Prior to being terminated by the Arcola City Council, former City Administrator Arnold Brown complained he felt unsafe coming to Arcola City Hall.
In a rambling message to Mayor Mary Etta Anderson filled with misspellings and grammatical errors, Brown accused unnamed city officials of subjecting him to harassment, slander and profanity.
He also said he would not return to his office “until I can resolve the issued (sic) stated in the e-mail received from Maryetta (sic) Anderson, mayor, as described in this correspondence.”
Brown, who was terminated by a unanimous vote of the city council on May 12, said in the message that Anderson had informed him there were four council members in favor of dismissing him.
The message was dated May 11 and faxed to Arcola City Hall from a public FedEx office store.
“I received an e-mail from Mayetta (sic) Anderson dated May 8, 2009 stating that she had four council members (sic) votes to terminate my employment with the City of Arcola as city administrator,” Brown wrote.
He identified those council members as James DeVoge, Tom Tuffly, Tom Hilton and Greg Abarr.
“The e-mail also stated I had 30 minutes to defend my position and papers at the city council meeting scheduled for Tuesday, May 12, 2009. I will be attend (sic),” Brown noted.
During the meeting, time had been set aside for Brown to enter testimony and other evidence on why he should not be terminated. He did not, however, appear at the meeting.
In the message, Brown went on to insinuate he feared for his own safety.

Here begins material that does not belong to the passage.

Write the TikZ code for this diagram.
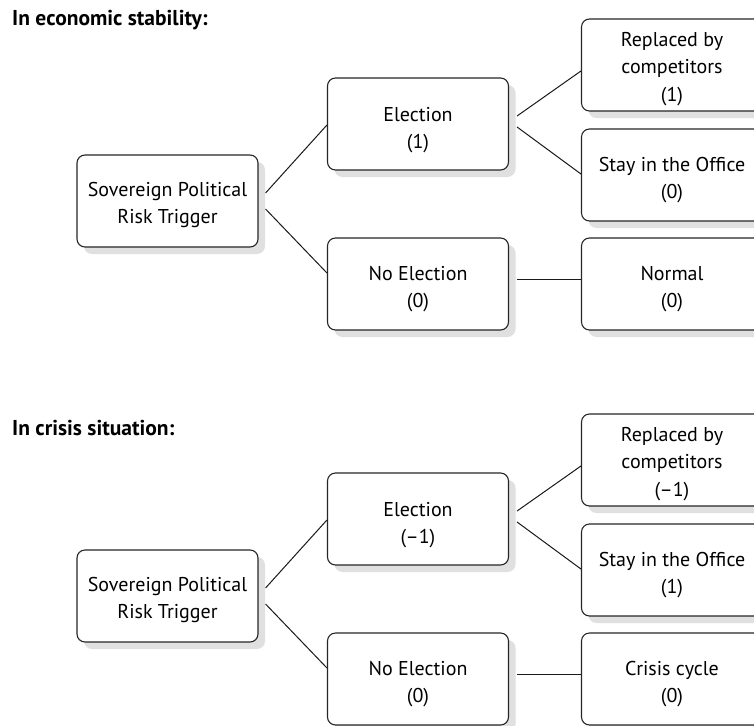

“I have continued to work in a hustle (sic) environment, experiencing harassment, slander, false acquisition (sic), job stress, exposed to profanity and now I feel unsafe,” Brown wrote.
During the termination proceedings, which were held in public session at the end of the May 12 Arcola City Council meeting, council members indicated they had lost faith in Brown’s ability to fill the city’s top administrative spot.
Brown served as Arcola’s city administrator for just under 17 months, having been appointed to post on Dec. 17, 2007.
Arcola had been without a city administrator for almost three years prior to Brown’s hiring.
In moving to terminate Brown, Councilman Greg Abarr noted the council’s lack of confidence.
“The city council has really lost confidence in our current city administrator and we’ve identified someone else who can do the job at a lower cost,” Abarr said. “It’s this council’s duty to save money when we can and we need someone who can be effective as our city administrator.”
Abarr then introduced a resolution that formally stated the council’s lack of confidence and terminated Brown.
“This resolution expresses our lack of confidence in the city administrator and terminates him from office effectively immediately,” Abarr said.
He added the city would pay Brown the equivalent of two week’s salary as a severance payment.
No other council member spoke on the matter and the resolution was unanimously approved without further discussion.
The council agenda included an “opportunity for the city administrator to address council, present witnesses, offer written materials, etc.” Nothing other than the resolution was introduced into the public record.
Although no member of the public spoke while Brown’s employment was being deliberated, one local resident talked about Brown during the public comments portion of the meeting.
Virginia Hernandez said Brown did not listen to residents.
“The people of Arcola may be dumb, but we aren’t stupid. The people are tired of hearing about the airport, the airport, the airport; all Mr. Brown talks about is the airport,” Hernandez told the council. “We don’t want to hear about the airport; we want businesses coming to Arcola.”
Hernandez also said Brown was out of touch with the needs of Arcola.
“Mr. Brown doesn’t seem to know nothing about Arcola. He came in roaring like a lion and he’s done nothing.”
Following the dismissal vote, one city hall insider who asked not to be identified said Brown lost the council’s confidence over a number of gaffes and poor communication.
“He didn’t communicate very well and when something went wrong, the first thing he tried to do was blame somebody else,” the source said. “Over time, just about every council member got burned and they were just fed up. That, coupled with the fact that he never seemed to make any real progress on the critical needs of Arcola, cost him his job.”
Before coming to Arcola, Brown worked for the Texas Cooperative Extension Service for 31 years before retiring. He spent 20 of those years working with various cities in a community development role.
After retirement, Brown worked for four years with a nonprofit agency in the Acres Homes area to develop affordable housing before taking the Arcola position.
Efforts to reach Brown for comment were unsuccessful.